Some groups of Al Qaida terror network in Iraq have started leaving the country towards other hot spots in Africa like Sudan and Somalia, security sources tell Gulf News.

A key reason behind the change in strategy by the so-called Al Qaida Organisation in Mesopotamia is the intensity of the latest military strikes launched by Iraqi and US forces against the network, which has been the major challenge to restoring the stability of Iraq, the sources said.

“Our intelligence information indicates the withdrawal of certain groups of Al Qaida fromIraq because of the military strikes. Many of them have escaped through the borders with Syria and Iran to hotter zones such as Somalia and Sudan,” Major General Hussain Ali Kamal, head of the Investigation and Information Agency at the Interior Ministry, told Gulf News.

“I believe this is the beginning of the complete withdrawal of Al Qaida from Iraqi territory.”

A source at Iraqi Ministry of National Security said that documents and letters found in hideouts of “some elements of Al Qaida” during search operations in Sunni suburbs in Baghdad, which were previously under the control of Al Qaida, “prove these elements left Iraq for Somalia and Sudan”.

The sources for this article are mistaken that al Qaeda has “started leaving the country.”  They had started during the campaign for Anbar and later during the initial stages of the security plan for Baghdad.  The pace has apparently increased according to intelligence obtained directly from al Qaeda.  This is very good news for Operation Iraqi Freedom, but the vigilance must not wane.  Al Qaeda left Iraq and headed for Pakistan and Afghanistan, and now Somalia and the Sudan (among other countries – AQ was already present in Libya).

The Captain’s Journal has previously recommended that the U.S. Marines be deployed to Afghanistan to support Operation Enduring Freedom, and Somali and Sudan and other countries in Africa and the Middle East will need our attention.  While Iraq must be made secure and stable, we must not forget that the long war is against a transnational insurgency which has no recognition of borders as important or even existent with respect to its ideology.

State Actors in Transnational Insurgencies

BY Herschel Smith
6 years, 6 months ago

In “Everyone thought the Taliban would not fight!” I observed concerning the difference between modern day insurgencies and classical insurgencies that “In addition to an insurgency being a function of counter-forces within a nation state, they can be (and have been in the case of Iran) funded, supported and trained by nation states to undermine the stability of the host country.”

Today we have yet another indication of Iran’s actions in Iraq, given to us straight from someone who would know.

Iranian secret service agents are working to “sabotage” the operations of groups fighting Al-Qaeda in Iraq, Baghdad’s intelligence chief said on Wednesday.

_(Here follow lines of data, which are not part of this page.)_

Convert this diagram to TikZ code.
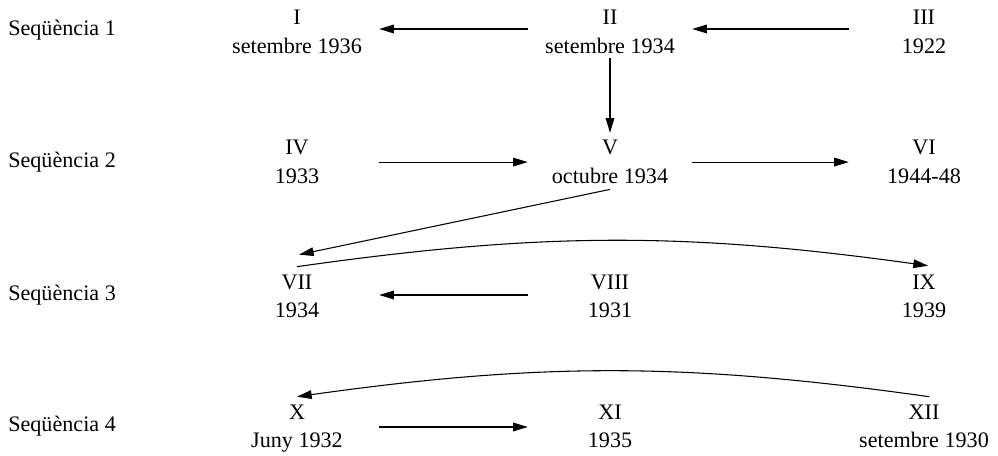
\documentclass[tikz,border=0pt]{standalone}
\usepackage{fontspec}
\setmainfont{Liberation Serif}
\usetikzlibrary{arrows.meta}
\newcommand{\twolines}[2]{\strut #1\\\strut #2}
\begin{document}
\begin{tikzpicture}[x=0.75pt,y=-0.75pt,
  font=\fontsize{16.6}{21.3}\selectfont,
  item/.style={align=center, inner sep=0pt, minimum width=123pt, minimum height=40pt},
  rightcol/.style={item, minimum width=112.5pt},
  seqlabel/.style={anchor=base west, inner sep=0pt},
  arr/.style={line width=0.8pt, -{Triangle[length=11pt,width=6.5pt]}}]
\useasboundingbox (0,0) rectangle (998,456);

% sequence labels
\node[seqlabel] (s1) at (8,36)    {Seqüència 1};
\node[seqlabel] (s2) at (8,167)   {Seqüència 2};
\node[seqlabel] (s3) at (8,300.5) {Seqüència 3};
\node[seqlabel] (s4) at (8,431.5) {Seqüència 4};

% row 1
\node[item] (I)   at (297,33.4) {\twolines{I}{setembre 1936}};
\node[item] (II)  at (610,33.4) {\twolines{II}{setembre 1934}};
\node[rightcol] (III) at (924,33.4) {\twolines{III}{1922}};
% row 2
\node[item] (IV)  at (297,163.4) {\twolines{IV}{1933}};
\node[item] (V)   at (610,163.4) {\twolines{V}{octubre 1934}};
\node[rightcol] (VI)  at (924,163.4) {\twolines{VI}{1944-48}};
% row 3
\node[item] (VII)  at (297,298) {\twolines{VII}{1934}};
\node[item] (VIII) at (610,298) {\twolines{VIII}{1931}};
\node[rightcol] (IX)   at (924,298) {\twolines{IX}{1939}};
% row 4
\node[item] (X)   at (297,428) {\twolines{X}{Juny 1932}};
\node[item] (XI)  at (610,428) {\twolines{XI}{1935}};
\node[rightcol] (XII) at (924,428) {\twolines{XII}{setembre 1930}};

% connectors
\draw[arr] ([yshift=3.3pt]II.west) -- ([yshift=3.3pt]I.east);
\draw[arr] ([yshift=3.3pt]III.west) -- ([yshift=3.3pt]II.east);
\draw[arr] ([yshift=2.85pt]II.south) -- ([yshift=1.5pt]V.north);
\draw[arr] ([yshift=1pt]IV.east) -- ([yshift=1pt]V.west);
\draw[arr] ([yshift=1pt]V.east) -- ([yshift=1pt]VI.west);
\draw[arr] ([yshift=2pt]V.south) -- ([xshift=1.5pt,yshift=11pt]VII.north);
\draw[arr] ([yshift=2pt]VII.north) to[bend left=8] ([xshift=3pt,yshift=2.7pt]IX.north);
\draw[arr] ([yshift=2.25pt]VIII.west) -- ([yshift=2.25pt]VII.east);
\draw[arr] ([yshift=0.75pt]X.east) -- ([yshift=0.75pt]XI.west);
\draw[arr] ([xshift=3.75pt,yshift=2pt]XII.north) to[bend right=8] ([yshift=2pt]X.north);
\end{tikzpicture}
\end{document}
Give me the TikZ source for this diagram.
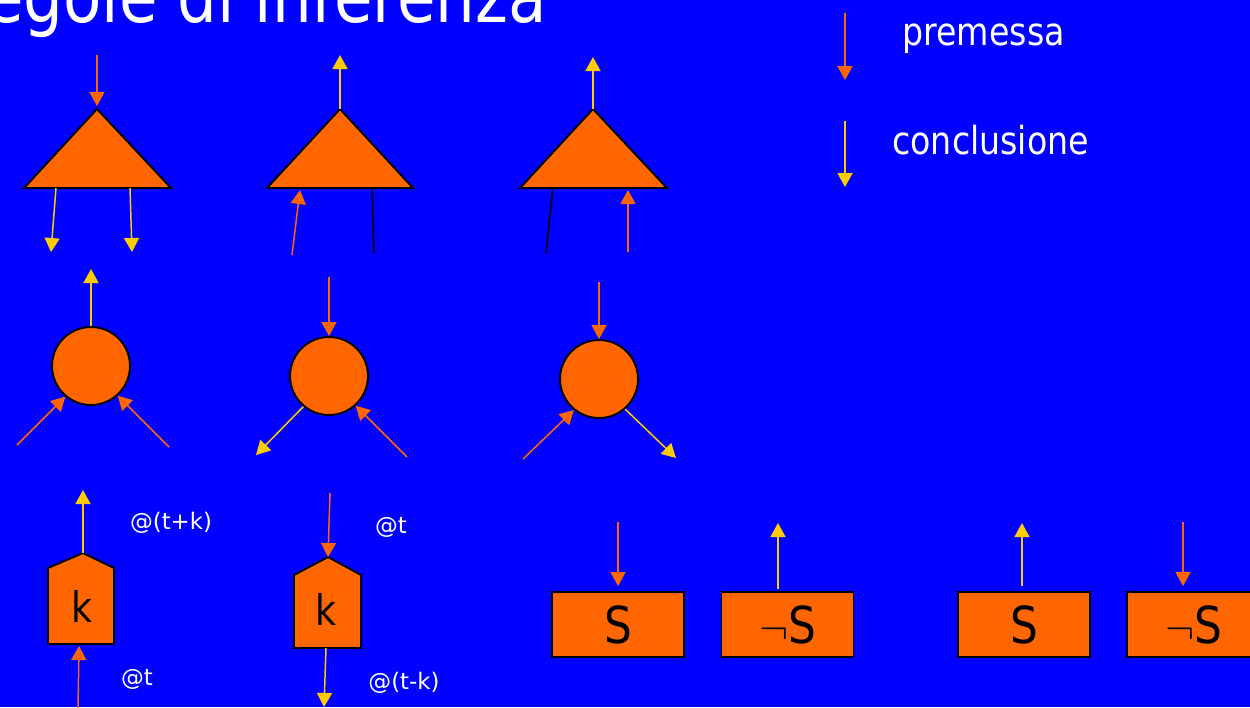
\documentclass[tikz,border=0pt]{standalone}
\usepackage{fontspec}
\usetikzlibrary{arrows.meta}
\newfontfamily\tah[FakeStretch=0.86]{DejaVu Sans}
\newfontfamily\djv{DejaVu Sans}
\definecolor{bg}{HTML}{0000FF}
\definecolor{org}{HTML}{FF6600}
\definecolor{yel}{HTML}{FFCC00}
\begin{document}
\begin{tikzpicture}[x=0.02cm,y=-0.02cm,
  prem/.style={draw=org, line width=0.85pt, -{Triangle[width=0.3cm,length=0.28cm]}, fill=org},
  concl/.style={draw=yel, line width=0.85pt, -{Triangle[width=0.3cm,length=0.28cm]}, fill=yel},
  blk/.style={draw=black, line width=0.9pt},
  shp/.style={fill=org, draw=black, line width=1.1pt, line join=miter},
  circ/.style={shp, circle, minimum size=1.56cm, inner sep=0pt},
  sbox/.style={shp, rectangle, minimum width=2.64cm, minimum height=1.3cm, inner sep=0pt, font=\tah\fontsize{29pt}{30pt}\selectfont, text=black},
  klab/.style={inner sep=0pt, font=\tah\fontsize{24pt}{25pt}\selectfont, text=black},
  lgd/.style={inner sep=0pt, text=white, font=\tah\fontsize{22pt}{24pt}\selectfont},
  small/.style={inner sep=0pt, text=white, font=\djv\fontsize{13pt}{14pt}\selectfont}]
\useasboundingbox (0,0) rectangle (1250,707);
\clip (0,0) rectangle (1250,707);
\fill[bg] (0,0) rectangle (1250,707);

% title
\node[inner sep=0pt, anchor=base east, text=white, font=\tah\fontsize{41.5pt}{43pt}\selectfont] (title) at (547,22) {Regole di inferenza};

% legend
\coordinate (lp1) at (845,13); \coordinate (lp2) at (845,80);
\draw[prem] (lp1) -- (lp2);
\node[lgd, anchor=base west] (tprem) at (902,45) {premessa};
\coordinate (lc1) at (845,121); \coordinate (lc2) at (845,187);
\draw[concl] (lc1) -- (lc2);
\node[lgd, anchor=base west] (tconc) at (892,154) {conclusione};

% triangle 1
\coordinate (t1l) at (24,188); \coordinate (t1r) at (171,188); \coordinate (t1a) at (97,109);
\draw[shp] (t1l) -- (t1r) -- (t1a) -- cycle;
\coordinate (t1in) at (97,55); \coordinate (t1tip) at (97,106);
\draw[prem] (t1in) -- (t1tip);
\coordinate (t1o1s) at (56,188); \coordinate (t1o1) at (51,252);
\coordinate (t1o2s) at (130,188); \coordinate (t1o2) at (132,252);
\draw[concl] (t1o1s) -- (t1o1);
\draw[concl] (t1o2s) -- (t1o2);

% triangle 2
\coordinate (t2l) at (267,188); \coordinate (t2r) at (413,188); \coordinate (t2a) at (340,109);
\draw[shp] (t2l) -- (t2r) -- (t2a) -- cycle;
\coordinate (t2out) at (340,55);
\draw[concl] (t2a) -- (t2out);
\coordinate (t2ins) at (292,255); \coordinate (t2in) at (300,190);
\draw[prem] (t2ins) -- (t2in);
\coordinate (t2bs) at (372,188); \coordinate (t2be) at (374,253);
\draw[blk] (t2bs) -- (t2be);

% triangle 3
\coordinate (t3l) at (520,188); \coordinate (t3r) at (667,188); \coordinate (t3a) at (593,109);
\draw[shp] (t3l) -- (t3r) -- (t3a) -- cycle;
\coordinate (t3out) at (593,57);
\draw[concl] (t3a) -- (t3out);
\coordinate (t3bs) at (553,188); \coordinate (t3be) at (546,253);
\draw[blk] (t3bs) -- (t3be);
\coordinate (t3ins) at (628,252); \coordinate (t3in) at (628,190);
\draw[prem] (t3ins) -- (t3in);

% circles
\node[circ] (c1) at (91,366) {};
\node[circ] (c2) at (329,376) {};
\node[circ] (c3) at (599,379) {};
\coordinate (c1o) at (91,269);
\draw[concl] (c1.north) -- (c1o);
\coordinate (c1a) at (17,445); \coordinate (c1b) at (169,447);
\draw[prem] (c1a) -- (c1.230);
\draw[prem] (c1b) -- (c1.312);

\coordinate (c2i) at (329,277);
\draw[prem] (c2i) -- (c2.north);
\coordinate (c2o) at (256,455);
\draw[concl] (c2.230) -- (c2o);
\coordinate (c2b) at (407,457);
\draw[prem] (c2b) -- (c2.312);

\coordinate (c3i) at (599,282);
\draw[prem] (c3i) -- (c3.north);
\coordinate (c3a) at (523,459);
\draw[prem] (c3a) -- (c3.231);
\coordinate (c3o) at (676,458);
\draw[concl] (c3.311) -- (c3o);

% delay pentagon 1
\draw[shp] (48,644) -- (114,644) -- (114,568) -- (83,553) -- (48,568) -- cycle;
\node[klab] (k1) at (82,606) {k};
\coordinate (p1top) at (83,553); \coordinate (p1out) at (83,490);
\draw[concl] (p1top) -- (p1out);
\coordinate (p1ins) at (78,710); \coordinate (p1in) at (79,646);
\draw[prem] (p1ins) -- (p1in);
\node[small] (l1) at (171,523) {@(t+k)};
\node[small] (l2) at (137,679) {@t};

% delay pentagon 2
\draw[shp] (294,648) -- (361,648) -- (361,575) -- (328,557) -- (294,575) -- cycle;
\node[klab] (k2) at (326,609) {k};
\coordinate (p2ins) at (330,493); \coordinate (p2in) at (328,557);
\draw[prem] (p2ins) -- (p2in);
\coordinate (p2outs) at (326,648); \coordinate (p2out) at (324,707);
\draw[concl] (p2outs) -- (p2out);
\node[small] (l3) at (391,527) {@t};
\node[small] (l4) at (404,683) {@(t-k)};

% S boxes
\node[sbox] (s1) at (618,624.5) {S};
\node[sbox] (s2) at (787.5,624.5) {$\neg$S};
\node[sbox] (s3) at (1024,624.5) {S};
\node[sbox, minimum width=2.66cm] (s4) at (1193.5,624.5) {$\neg$S};
\coordinate (a1) at (618,522);
\draw[prem, shorten >=0.1cm] (a1) -- (a1 |- s1.north);
\coordinate (a2) at (778,523);
\draw[concl] (a2 |- s2.north) ++(0,-2) -- (a2);
\coordinate (a3) at (1022,523);
\draw[concl, shorten <=0.1cm] (a3 |- s3.north) -- (a3);
\coordinate (a4) at (1183,522);
\draw[prem, shorten >=0.1cm] (a4) -- (a4 |- s4.north);
\end{tikzpicture}
\end{document}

Mohammed Abdullah Shahwani issued the statement shortly before a landmark visit to Baghdad on Sunday by Iranian President Mahmoud Ahmadinejad.

“We have information confirming that Iranian secret services have sent agents to sabotage the Sahwa experience in Iraq,” the statement said, referring to mostly Sunni groups fighting Al-Qaeda in Iraq alongside the US military.

Shahwani “stressed the need for the Iraqi people to be vigilant in facing these activities.”

Vigilant indeed.  They should kill the Iranian usurpers.  Another example is given to us in the Pakistan / Afghanistan region, but this example is not of a formal nation-state actor (although it is being allowed to exist by a nation-state).

Al Qaeda is taking a greater role in coordinating the Taliban and other Islamist militant groups operating in Afghanistan’s volatile border region with Pakistan, a top U.S. commander said yesterday.

U.S. military officials are concerned the activity is part of an ongoing effort to escalate violence in Afghanistan against U.S.-led NATO forces as attacks in Iraq subside.

Similar to Vietnam where the Viet Cong were supported by North Vietnam who was supported by Russia and China, this is the brave new world of transnational movements that David Galula didn’t get to experience.